_TO DO:_
Begin with the first line of the material and write out each line exactly, ending with the line that contains "ctx.lineWidth = 1;". Pictures are not part of the copy.

_LISTING:_
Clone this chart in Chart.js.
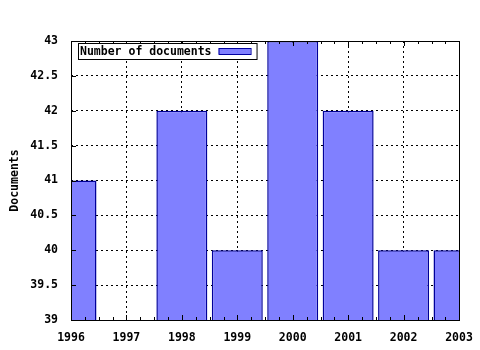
<!DOCTYPE html>
<html>
<head>
<meta charset="utf-8">
<script src="https://cdn.jsdelivr.net/npm/chart.js@4/dist/chart.umd.min.js"></script>
<style>
  body { margin: 0; background: #fff; }
  #wrap { width: 480px; height: 350px; }
</style>
</head>
<body>
<div id="wrap"><canvas id="docsChart"></canvas></div>
<script>
const years = ["1996", "1997", "1998", "1999", "2000", "2001", "2002", "2003"];
const docCounts = [41, null, 42, 40, 43, 42, 40, 40];
const seriesLabel = "Number of documents";
const axisTitle = "Documents";

const monoFont = { family: "'DejaVu Sans Mono', monospace", size: 11.5, weight: "bold" };

// frame, inner ticks and legend box drawn on top of the chart area
const framePlugin = {
    id: "frame",
    afterDraw(chart) {
        const { ctx, chartArea: a, scales } = chart;
        ctx.save();
        ctx.strokeStyle = "#000";
        ctx.lineWidth = 1;

        // x ticks (major + 3 minor between), bottom and top edges
        const xs = scales.x;
        ctx.beginPath();
        for (let i = 0; i < years.length; i++) {
            const px = Math.round(xs.getPixelForValue(i)) + 0.5;
            ctx.moveTo(px, a.bottom); ctx.lineTo(px, a.bottom - 5);
            ctx.moveTo(px, a.top); ctx.lineTo(px, a.top + 5);
            if (i < years.length - 1) {
                const next = xs.getPixelForValue(i + 1);
                for (let k = 1; k < 4; k++) {
                    const mx = Math.round(px + (next - px) * k / 4) + 0.5;
                    ctx.moveTo(mx, a.bottom); ctx.lineTo(mx, a.bottom - 3);
                    ctx.moveTo(mx, a.top); ctx.lineTo(mx, a.top + 3);
                }
            }
        }
        // y ticks on left edge
        const ys = scales.y;
        ys.ticks.forEach(t => {
            const py = Math.round(ys.getPixelForValue(t.value)) + 0.5;
            ctx.moveTo(a.left, py); ctx.lineTo(a.left + 5, py);
        });
        ctx.stroke();

        ctx.strokeRect(Math.round(a.left) + 0.5, Math.round(a.top) + 0.5,
            Math.round(a.right - a.left), Math.round(a.bottom - a.top));

        // legend box inside plot
        ctx.font = "bold 11.5px 'DejaVu Sans Mono', monospace";
        const tw = ctx.measureText(seriesLabel).width;
        const bx = a.left + 7, by = a.top + 2, bh = 16;
        const bw = tw + 47;
        ctx.fillStyle = "#fff";
        ctx.fillRect(bx, by, bw, bh);
        ctx.strokeRect(bx + 0.5, by + 0.5, bw, bh);
        ctx.fillStyle = "#000";
        ctx.textBaseline = "middle";
        ctx.fillText(seriesLabel, bx + 2, by + bh / 2 + 1);
        const sx = bx + tw + 9;
        ctx.fillStyle = "#8080ff";
        ctx.fillRect(sx, by + 5, 32, 6);
        ctx.strokeStyle = "#0000a0";
        ctx.strokeRect(sx + 0.5, by + 5.5, 32, 6);
        ctx.restore();
    }
};

const ctx = document.getElementById("docsChart").getContext("2d");
new Chart(ctx, {
    type: "bar",
    data: {
        labels: years,
        datasets: [{
            label: seriesLabel,
            data: docCounts,
            backgroundColor: "#8080ff",
            borderColor: "#00009a",
            borderWidth: 1.5,
            borderSkipped: false,
            categoryPercentage: 1,
            barPercentage: 0.92
        }]
    },
    options: {
        responsive: true,
        maintainAspectRatio: false,
        animation: false,
        layout: { padding: { top: 41, right: 21, left: 0, bottom: 0 } },
        plugins: {
            legend: { display: false },
            tooltip: { enabled: false }
        },
        scales: {
            x: {
                offset: false,
                grid: { offset: false, color: "#000", drawTicks: false },
                border: { display: false, dash: [2, 3] },
                ticks: { color: "#000", font: monoFont, padding: 11, maxRotation: 0, autoSkip: false },
                afterFit(scale) {
                    scale.height = 30;
                    scale.paddingLeft = 0;
                    scale.paddingRight = 0;
                }
            },
            y: {
                min: 39,
                max: 43,
                grid: { color: "#000", drawTicks: false },
                border: { display: false, dash: [2, 3] },
                ticks: {
                    stepSize: 0.5, color: "#000", font: monoFont, padding: 13,
                    callback: v => String(parseFloat(Number(v).toFixed(1)))
                },
                title: { display: true, text: axisTitle, color: "#000", font: monoFont, padding: { top: 8, bottom: 0 } },
                afterFit(scale) { scale.width = 71; }
            }
        }
    },
    plugins: [framePlugin]
});
</script>
</body>
</html>
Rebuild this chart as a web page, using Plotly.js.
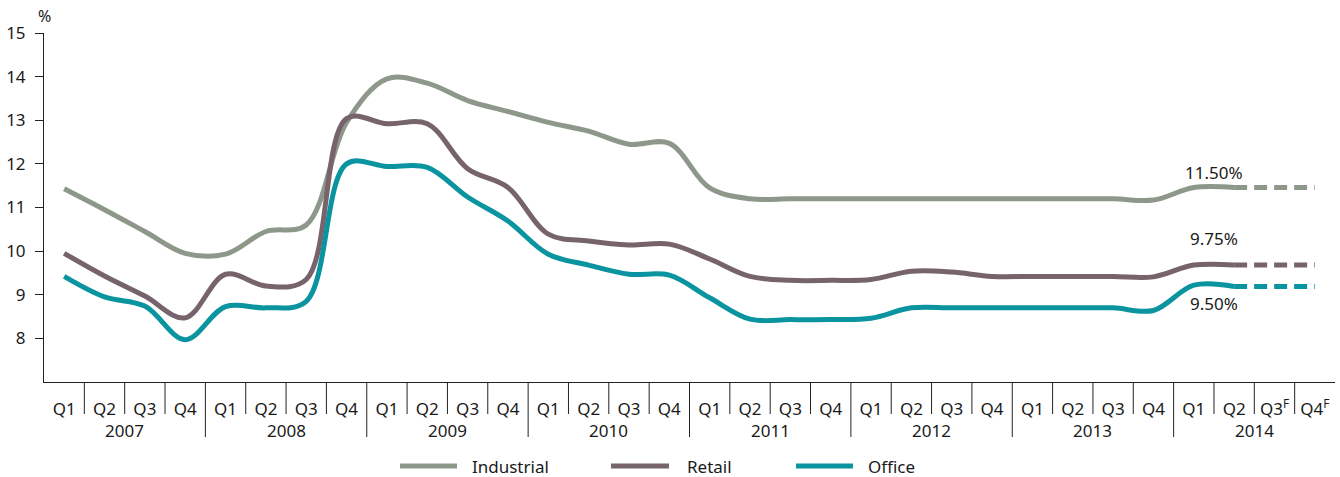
<!DOCTYPE html>
<html><head><meta charset="utf-8">
<script src="https://cdn.plot.ly/plotly-3.0.1.min.js"></script>
<style>html,body{margin:0;padding:0;background:#fff}#chart{width:1340px;height:477px}</style>
</head><body><div id="chart"></div>
<script>
// ---- data ----
const years = ['2007','2008','2009','2010','2011','2012','2013','2014'];
const quarterLabels = [
  'Q1','Q2','Q3','Q4','Q1','Q2','Q3','Q4','Q1','Q2','Q3','Q4','Q1','Q2','Q3','Q4',
  'Q1','Q2','Q3','Q4','Q1','Q2','Q3','Q4','Q1','Q2','Q3','Q4','Q1','Q2','Q3<sup>F</sup>','Q4<sup>F</sup>'
];
const seriesNames = ['Industrial','Retail','Office'];
const industrial = [11.43,10.95,10.45,9.95,9.93,10.45,10.6,12.95,13.95,13.85,13.45,13.2,12.95,12.75,12.45,12.47,
  11.45,11.2,11.2,11.2,11.2,11.2,11.2,11.2,11.2,11.2,11.2,11.17,11.46,11.46,11.46,11.46];
const retail = [9.95,9.43,8.97,8.47,9.47,9.2,9.35,13.04,12.92,12.92,11.89,11.46,10.39,10.23,10.14,10.16,
  9.82,9.42,9.33,9.33,9.35,9.54,9.52,9.42,9.42,9.42,9.42,9.41,9.68,9.68,9.68,9.68];
const office = [9.42,8.95,8.74,7.97,8.73,8.7,8.85,12.0,11.94,11.92,11.24,10.69,9.93,9.68,9.47,9.45,
  8.93,8.44,8.43,8.43,8.46,8.7,8.7,8.7,8.7,8.7,8.7,8.64,9.22,9.19,9.19,9.19];
const endLabels = ['11.50%','9.75%','9.50%'];
const forecastStart = 29; // last actual quarter index (Q2 2014)

// ---- styles ----
const colors = ['#8d988b','#76636c','#0a94a0'];
const FONT = 'Noto Sans, Open Sans, sans-serif';
const FS = 17;
const TXT = '#1a1a1a';
const L = 44, R = 5, T = 33, B = 95, W = 1340, H = 477;
const plotW = W - L - R, plotH = H - T - B;
const px2x = p => (p - L) / plotW;
const px2y = p => (H - B - p) / plotH;

const series = [industrial, retail, office];
const idx = quarterLabels.map((_, i) => i);
const traces = [];
series.forEach((s, k) => {
  traces.push({
    x: idx.slice(0, forecastStart + 1), y: s.slice(0, forecastStart + 1),
    type: 'scatter', mode: 'lines', name: seriesNames[k], showlegend: false,
    line: {color: colors[k], width: 5, shape: 'spline', smoothing: 1}, hoverinfo: 'x+y'
  });
  traces.push({
    x: idx.slice(forecastStart), y: s.slice(forecastStart),
    type: 'scatter', mode: 'lines', name: seriesNames[k] + ' (F)', showlegend: false,
    line: {color: colors[k], width: 5, dash: '13px,7px'}, hoverinfo: 'x+y'
  });
});

const shapes = [];
const annotations = [];
// quarter & year dividers
for (let i = 0; i < quarterLabels.length - 1; i++) {
  const yearBoundary = (i + 1) % 4 === 0;
  shapes.push({type: 'line', xref: 'x', yref: 'paper', x0: i + 0.5, x1: i + 0.5,
    y0: 0, y1: px2y(yearBoundary ? 437 : 414), line: {color: '#222', width: 1}});
}
years.forEach((yr, k) => {
  annotations.push({xref: 'x', yref: 'paper', x: k * 4 + 1.5, y: px2y(430), text: yr,
    showarrow: false, font: {family: FONT, size: FS, color: TXT}, xanchor: 'center', yanchor: 'middle'});
});
// % unit
annotations.push({xref: 'paper', yref: 'paper', x: 0, y: px2y(16), text: '%', showarrow: false,
  font: {family: FONT, size: 16, color: TXT}, xanchor: 'center', yanchor: 'middle'});
// end labels
const labelShift = [15, 27, -17];
series.forEach((s, k) => {
  annotations.push({xref: 'x', yref: 'y', x: 28.5, y: s[forecastStart], yshift: labelShift[k],
    text: endLabels[k], showarrow: false, font: {family: FONT, size: FS, color: TXT},
    xanchor: 'center', yanchor: 'middle'});
});
// custom legend
const legendPos = [[400, 457, 470], [611, 669, 685], [796, 853, 866]];
seriesNames.forEach((n, k) => {
  const [a, b, t] = legendPos[k];
  shapes.push({type: 'line', xref: 'paper', yref: 'paper', x0: px2x(a), x1: px2x(b),
    y0: px2y(466), y1: px2y(466), line: {color: colors[k], width: 5}});
  annotations.push({xref: 'paper', yref: 'paper', x: px2x(t), y: px2y(466), text: n, showarrow: false,
    font: {family: FONT, size: FS, color: TXT}, xanchor: 'left', yanchor: 'middle'});
});

const layout = {
  width: W, height: H,
  margin: {l: L, r: R, t: T, b: B, pad: 0},
  paper_bgcolor: '#fff', plot_bgcolor: '#fff',
  font: {family: FONT, size: FS, color: TXT},
  showlegend: false,
  xaxis: {range: [-0.5, 31.5], tickvals: idx, ticktext: quarterLabels, showgrid: false, zeroline: false,
    showline: true, linecolor: '#222', linewidth: 1, ticks: '', ticklabelstandoff: 12,
    tickfont: {family: FONT, size: FS, color: TXT}, fixedrange: true},
  yaxis: {range: [7, 15], tickvals: [8,9,10,11,12,13,14,15], showgrid: false, zeroline: false,
    showline: true, linecolor: '#222', linewidth: 1, ticks: 'outside', ticklen: 8, tickcolor: '#222',
    ticklabelstandoff: 6, tickfont: {family: FONT, size: FS, color: TXT}, fixedrange: true},
  shapes: shapes, annotations: annotations
};
Plotly.newPlot('chart', traces, layout, {displayModeBar: false, staticPlot: true});
</script></body></html>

_FINAL RESULT:_
Clone this chart in Chart.js.
<!DOCTYPE html>
<html>
<head>
<meta charset="utf-8">
<script src="https://cdn.jsdelivr.net/npm/chart.js@4/dist/chart.umd.min.js"></script>
<style>
  body { margin: 0; background: #fff; }
  #wrap { width: 480px; height: 350px; }
</style>
</head>
<body>
<div id="wrap"><canvas id="docsChart"></canvas></div>
<script>
const years = ["1996", "1997", "1998", "1999", "2000", "2001", "2002", "2003"];
const docCounts = [41, null, 42, 40, 43, 42, 40, 40];
const seriesLabel = "Number of documents";
const axisTitle = "Documents";

const monoFont = { family: "'DejaVu Sans Mono', monospace", size: 11.5, weight: "bold" };

// frame, inner ticks and legend box drawn on top of the chart area
const framePlugin = {
    id: "frame",
    afterDraw(chart) {
        const { ctx, chartArea: a, scales } = chart;
        ctx.save();
        ctx.strokeStyle = "#000";
        ctx.lineWidth = 1;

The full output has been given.